Write out exactly, please, every line from the beginning of the entries to the line holding "import seaborn as sns", and no pictures.

◆ **The records**:

↓

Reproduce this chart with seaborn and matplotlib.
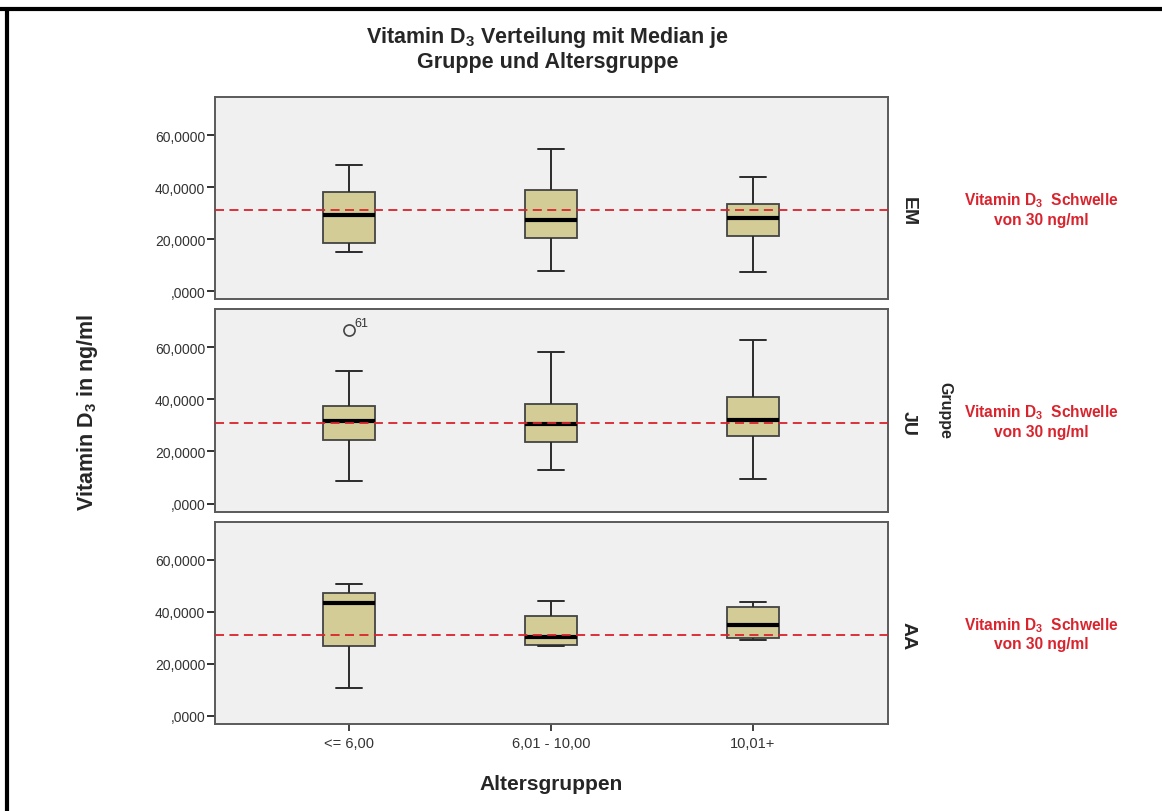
import numpy as np
import pandas as pd
import matplotlib
matplotlib.use("Agg")
from matplotlib import pyplot as plt
from matplotlib.lines import Line2D
import seaborn as sns

# values (ng/ml)
gruppen = ["EM", "JU", "AA"]
altersgruppen = ["<= 6,00", "6,01 - 10,00", "10,01+"]

# five-number summaries per Gruppe, one entry per Altersgruppe
whisker_low = {"EM": [15.0, 7.7, 7.2], "JU": [8.6, 13.0, 9.5], "AA": [10.8, 26.7, 29.0]}
quartile_1 = {"EM": [18.5, 20.3, 21.2], "JU": [24.4, 23.6, 26.1], "AA": [26.7, 27.4, 29.8]}
medians = {"EM": [29.2, 27.3, 28.2], "JU": [31.7, 30.6, 32.2], "AA": [43.2, 30.5, 34.9]}
quartile_3 = {"EM": [38.2, 39.0, 33.6], "JU": [37.4, 38.1, 41.1], "AA": [47.2, 38.2, 41.8]}
whisker_high = {"EM": [48.5, 54.5, 43.9], "JU": [51.0, 58.2, 62.7], "AA": [50.7, 44.1, 43.7]}

# single outlier (case 61)
outlier_gruppe = "JU"
outlier_alter = "<= 6,00"
outlier_value = 66.7
outlier_case = "61"

threshold_line = 31.0
y_ticks = [0, 20, 40, 60]

rows = []
for g in gruppen:
    for i, a in enumerate(altersgruppen):
        for v in (whisker_low[g][i], quartile_1[g][i], medians[g][i],
                  quartile_3[g][i], whisker_high[g][i]):
            rows.append({"Gruppe": g, "Altersgruppen": a, "VitD": v})
df = pd.DataFrame(rows)

sns.set_theme(style="white")
plt.rcParams["font.family"] = ["Liberation Sans Narrow", "Liberation Sans", "DejaVu Sans"]
plt.rcParams["mathtext.fontset"] = "custom"
plt.rcParams["mathtext.rm"] = "Liberation Sans"
plt.rcParams["mathtext.bf"] = "Liberation Sans:bold"

fig, axs = plt.subplots(3, 1, figsize=(11.62, 8.12), dpi=100, sharex=True)
fig.subplots_adjust(left=215 / 1162, right=888 / 1162, top=1 - 98 / 812,
                    bottom=1 - 725 / 812, hspace=0.05)

box_color = "#d3cc97"
edge = "#2b2b2b"
red = "#d9232d"
sans = ["Liberation Sans", "DejaVu Sans"]

for ax, g in zip(axs, gruppen):
    sns.boxplot(
        data=df[df["Gruppe"] == g], x="Altersgruppen", y="VitD",
        order=altersgruppen, ax=ax, color=box_color, linecolor=edge,
        width=0.26, whis=(0, 100), linewidth=1.4, saturation=1,
        medianprops={"color": "black", "linewidth": 3},
        boxprops={"edgecolor": "#444444", "linewidth": 1.3},
    )
    ax.axhline(threshold_line, color=red, ls="--", lw=1.3, dashes=(5, 3), zorder=5)
    ax.set_facecolor("#f0f0f0")
    ax.set_xlim(-0.663, 2.668)
    ax.set_ylim(-3.1, 74.6)
    ax.set_yticks(y_ticks)
    ax.set_yticklabels([f"{v:.4f}".replace(".", ",").lstrip("0") for v in y_ticks],
                       family=sans, fontsize=10, color="#333333")
    ax.tick_params(axis="y", left=True, length=6, width=1.4, color="#333333", pad=1)
    ax.set_xlabel("")
    ax.set_ylabel("")
    for s in ax.spines.values():
        s.set_color("#5a5a5a")
        s.set_linewidth(1.4)
    ax.text(1.03, (threshold_line + 3.1) / 77.7, g, transform=ax.transAxes,
            rotation=-90, ha="center", va="center", fontsize=14,
            fontweight="bold", family=sans)
    ax.text(1.228, (threshold_line + 3.1) / 77.7 + 0.01,
            "Vitamin D$_\\mathbf{3}$  Schwelle\nvon 30 ng/ml",
            transform=ax.transAxes, ha="center", va="center", fontsize=11.2,
            fontweight="bold", color=red, family=sans, linespacing=1.2)
    if g == outlier_gruppe:
        xo = altersgruppen.index(outlier_alter)
        ax.plot([xo], [outlier_value], marker="o", ms=8, mfc="none",
                mec="#444444", mew=1.2, ls="none")
        ax.annotate(outlier_case, (xo, outlier_value), xytext=(4, 3),
                    textcoords="offset points", fontsize=9, family=sans,
                    color="#333333")

axs[-1].tick_params(axis="x", bottom=True, length=5, width=1.3, color="#333333", pad=4)
axs[-1].set_xticklabels(altersgruppen, family=sans, fontsize=10.5, color="#333333")
for ax in axs[:-1]:
    ax.tick_params(axis="x", bottom=False)

fig.text(0.471, 1 - 49 / 812, "Vitamin D$_\\mathbf{3}$ Verteilung mit Median je\nGruppe und Altersgruppe",
         ha="center", va="center", fontsize=15.5, fontweight="bold", linespacing=1.15)
fig.text(88 / 1162, 1 - 412 / 812, "Vitamin D$_\\mathbf{3}$ in ng/ml", rotation=90,
         ha="center", va="center", fontsize=15.5, fontweight="bold", family=sans)
fig.text(551 / 1162, 1 - 785 / 812, "Altersgruppen", ha="center", va="center",
         fontsize=15, fontweight="bold", family=sans)
fig.text(945 / 1162, 1 - 410 / 812, "Gruppe", rotation=-90, ha="center", va="center",
         fontsize=11.5, fontweight="bold", family=sans)

# black frame at top and left edge of the picture
fig.add_artist(Line2D([0.0, 1.0], [1 - 10 / 812, 1 - 10 / 812], color="black", lw=3,
                      transform=fig.transFigure))
fig.add_artist(Line2D([6.5 / 1162, 6.5 / 1162], [0.0, 1 - 10 / 812], color="black", lw=3,
                      transform=fig.transFigure))

fig.savefig("out.png", dpi=100, facecolor="white")
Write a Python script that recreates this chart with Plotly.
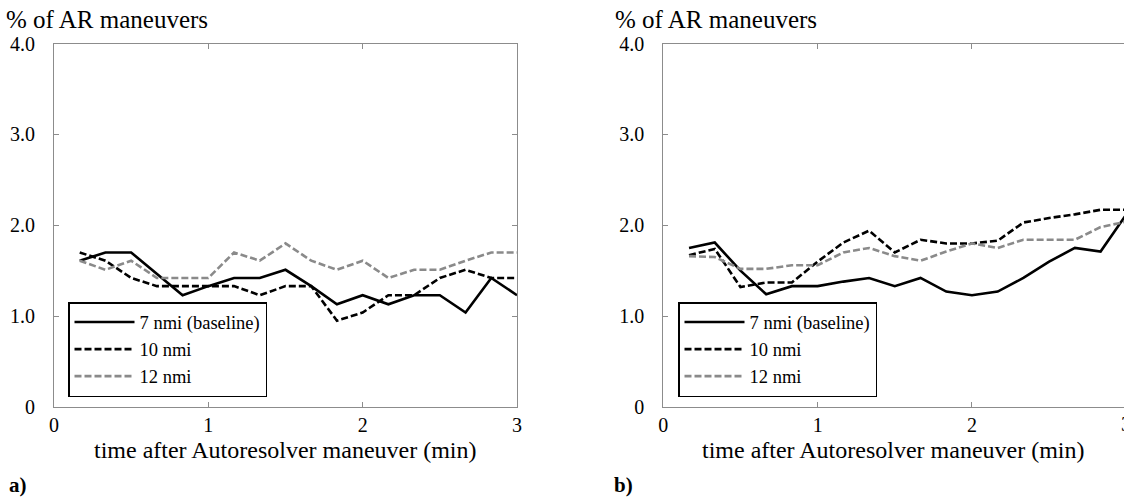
import plotly.graph_objects as go

# time after Autoresolver maneuver (min), 10-second steps
time_min = [1/6, 2/6, 3/6, 4/6, 5/6, 1.0, 7/6, 8/6, 9/6, 10/6, 11/6, 2.0,
            13/6, 14/6, 15/6, 16/6, 17/6, 3.0]

series_names = ["7 nmi (baseline)", "10 nmi", "12 nmi"]

# panel a)
a_7nmi = [1.61, 1.70, 1.70, 1.46, 1.23, 1.33, 1.42, 1.42, 1.51, 1.33, 1.13, 1.23,
          1.13, 1.23, 1.23, 1.04, 1.42, 1.23]
a_10nmi = [1.70, 1.61, 1.42, 1.33, 1.33, 1.33, 1.33, 1.23, 1.33, 1.33, 0.95, 1.04,
           1.23, 1.23, 1.42, 1.51, 1.42, 1.42]
a_12nmi = [1.61, 1.51, 1.61, 1.42, 1.42, 1.42, 1.70, 1.61, 1.80, 1.61, 1.51, 1.61,
           1.42, 1.51, 1.51, 1.61, 1.70, 1.70]

# panel b)
b_7nmi = [1.75, 1.81, 1.50, 1.24, 1.33, 1.33, 1.38, 1.42, 1.33, 1.42, 1.27, 1.23,
          1.27, 1.42, 1.60, 1.75, 1.71, 2.12]
b_10nmi = [1.67, 1.74, 1.32, 1.37, 1.37, 1.60, 1.81, 1.94, 1.70, 1.84, 1.80, 1.80,
           1.83, 2.03, 2.08, 2.12, 2.17, 2.17]
b_12nmi = [1.66, 1.65, 1.52, 1.52, 1.56, 1.56, 1.70, 1.75, 1.66, 1.61, 1.71, 1.80,
           1.75, 1.84, 1.84, 1.84, 1.98, 2.04]

y_tickvals = [0, 1, 2, 3, 4]
y_ticktext = ["0", "1.0", "2.0", "3.0", "4.0"]
x_tickvals = [0, 1, 2, 3]
x_ticktext = ["0", "1", "2", "3"]

W, H = 1124, 497
FONT = "Liberation Serif, DejaVu Serif, serif"
AXC = "#8c8c8c"

styles = [
    dict(color="black", width=2.6, dash="solid"),
    dict(color="black", width=2.6, dash="7px,3px"),
    dict(color="#8a8a8a", width=2.6, dash="7px,3px"),
]

fig = go.Figure()
for vals, name, st in zip([a_7nmi, a_10nmi, a_12nmi], series_names, styles):
    fig.add_trace(go.Scatter(x=time_min, y=vals, mode="lines", name=name,
                             line=st, xaxis="x", yaxis="y", legend="legend"))
for vals, name, st in zip([b_7nmi, b_10nmi, b_12nmi], series_names, styles):
    fig.add_trace(go.Scatter(x=time_min, y=vals, mode="lines", name=name,
                             line=st, xaxis="x2", yaxis="y2", legend="legend2"))

# geometry (pixels)
ax_left, ax_right = 54, 517
bx_left = 663.3
px_per_min = (ax_right - ax_left) / 3
y_top, y_bot = 43.5, 407
bx_range_end = (W - bx_left) / px_per_min

def px(x):
    return x / W

def py(y):
    return 1 - y / H

common_x = dict(showgrid=False, zeroline=False, showline=True, linecolor=AXC, linewidth=1,
                ticks="inside", ticklen=5, tickcolor=AXC, tickwidth=1,
                tickvals=x_tickvals, ticktext=x_ticktext, automargin=False,
                tickfont=dict(family=FONT, size=20, color="black"))
common_y = dict(showgrid=False, zeroline=False, showline=True, linecolor=AXC, linewidth=1,
                ticks="inside", ticklen=5, tickcolor=AXC, tickwidth=1,
                tickvals=y_tickvals, ticktext=y_ticktext, range=[0, 4], automargin=False,
                tickfont=dict(family=FONT, size=20, color="black"),
                ticklabelstandoff=14)

legend_common = dict(xanchor="left", yanchor="bottom",
                     bgcolor="white", bordercolor="black", borderwidth=1.5,
                     font=dict(family=FONT, size=18.5, color="black"),
                     itemwidth=60, tracegroupgap=0)

fig.update_layout(
    template="none",
    width=W, height=H, autosize=False,
    margin=dict(l=0, r=0, t=0, b=0, pad=0),
    paper_bgcolor="white", plot_bgcolor="white",
    font=dict(family=FONT, color="black"),
    xaxis=dict(domain=[px(ax_left), px(ax_right)], range=[0, 3], anchor="y",
               mirror="ticks", **common_x),
    yaxis=dict(domain=[py(y_bot), py(y_top)], anchor="x", mirror="ticks", **common_y),
    xaxis2=dict(domain=[px(bx_left), 1.0], range=[0, bx_range_end], anchor="y2",
                mirror="ticks", **common_x),
    yaxis2=dict(domain=[py(y_bot), py(y_top)], anchor="x2", mirror=False, **common_y),
    legend=dict(x=px(68), y=py(397), **legend_common),
    legend2=dict(x=px(678), y=py(397), **legend_common),
    showlegend=True,
)

xtitle = "time after Autoresolver maneuver (min)"
ytitle = "% of AR maneuvers"
ann = []
for xd, ytx in [("x domain", 4), ("x2 domain", 613)]:
    ann.append(dict(text=xtitle, xref=xd, x=0.5, yref="paper", y=py(450),
                    xanchor="center", yanchor="middle", showarrow=False,
                    font=dict(family=FONT, size=24, color="black")))
    ann.append(dict(text=ytitle, xref="paper", x=px(ytx), yref="paper", y=py(19),
                    xanchor="left", yanchor="middle", showarrow=False,
                    font=dict(family=FONT, size=25, color="black")))
ann.append(dict(text="<b>a)</b>", xref="paper", x=px(7), yref="paper", y=py(485),
                xanchor="left", yanchor="middle", showarrow=False,
                font=dict(family=FONT, size=21, color="black")))
ann.append(dict(text="<b>b)</b>", xref="paper", x=px(612), yref="paper", y=py(485),
                xanchor="left", yanchor="middle", showarrow=False,
                font=dict(family=FONT, size=21, color="black")))
# partially visible "3" tick label of panel b (cut by the page edge)
ann.append(dict(text=x_ticktext[3], xref="paper",
                x=px(bx_left + x_tickvals[3] * px_per_min), yref="paper", y=py(424),
                xanchor="center", yanchor="middle", showarrow=False,
                font=dict(family=FONT, size=20, color="black")))
fig.update_layout(annotations=ann)

fig.write_html("out.html", config={"displayModeBar": False},
               post_script="document.body.style.margin='0px';document.body.style.overflow='hidden';")
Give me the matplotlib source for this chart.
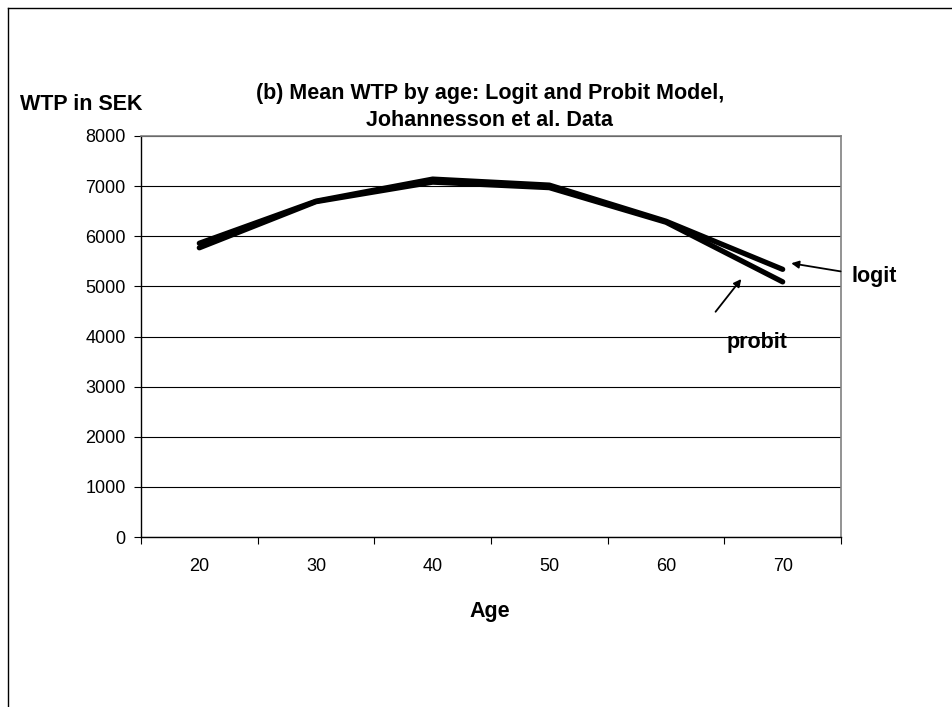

↑

◆ **Finished answer**:
Reproduce this chart with seaborn and matplotlib.
import numpy as np
import pandas as pd
import matplotlib
matplotlib.use("Agg")
from matplotlib import pyplot as plt
from matplotlib.lines import Line2D
import seaborn as sns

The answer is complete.